5th General Superintendent of Pillar of Fire International
- In office 2000–2008
- Preceded by: Donald Justin Wolfram
- Succeeded by: Joseph Gross

Personal details
- Born: August 6, 1927
- Died: March 16, 2025 (aged 97)

= Robert Barney Dallenbach =

American Christian leader and author (1927–2025)

Robert Barney Dallenbach (August 6, 1927 – March 16, 2025) was an American bishop in the Pillar of Fire International. He also was the church's fifth general superintendent until losing a vote of confidence at the 2008 Pillar of Fire annual camp meeting convention. He also served as a director for the North Metro Arts Alliance in Colorado. He was the author of seven books.

==Biography==
Dallenbach was born on August 6, 1927, and was the brother of CART driver Wally Dallenbach Sr.

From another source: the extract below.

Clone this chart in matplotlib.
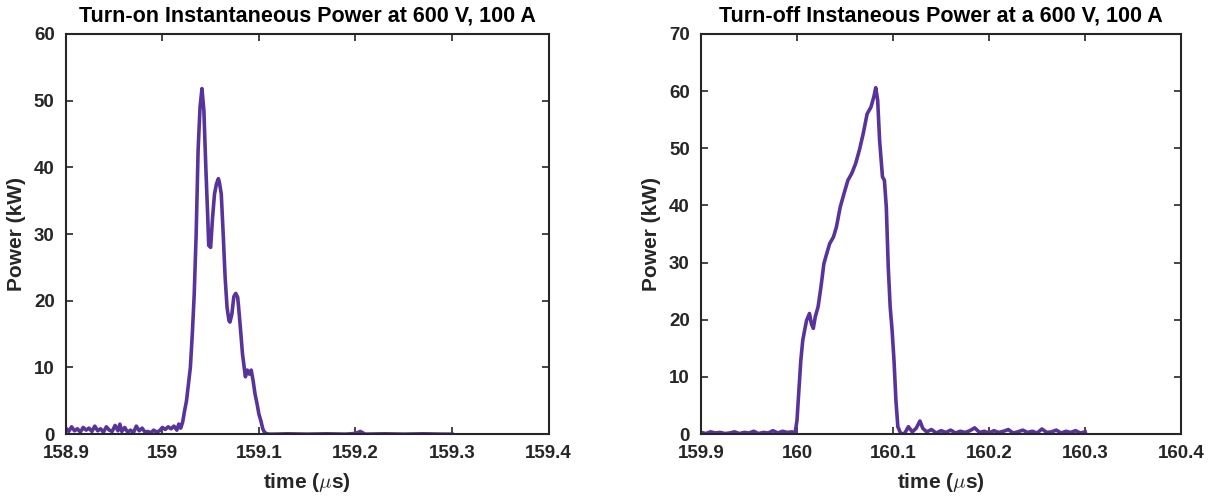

He pastored at the Alma Temple in Westminster, Colorado, and he served as president of Belleview College and was the general manager of Christian radio AM 910, KPOF.

Dallenbach married Pauline White (1927-2019) in 1949. They have two children: Alma Beth Walker, and Joel. Pauline is the daughter of Arthur Kent White, and the granddaughter of Alma Bridwell White, the founder of the church.

He succeeded Donald Justin Wolfram when he retired in the summer of 2000.

Dallenbach died on March 16, 2025, at the age of 97.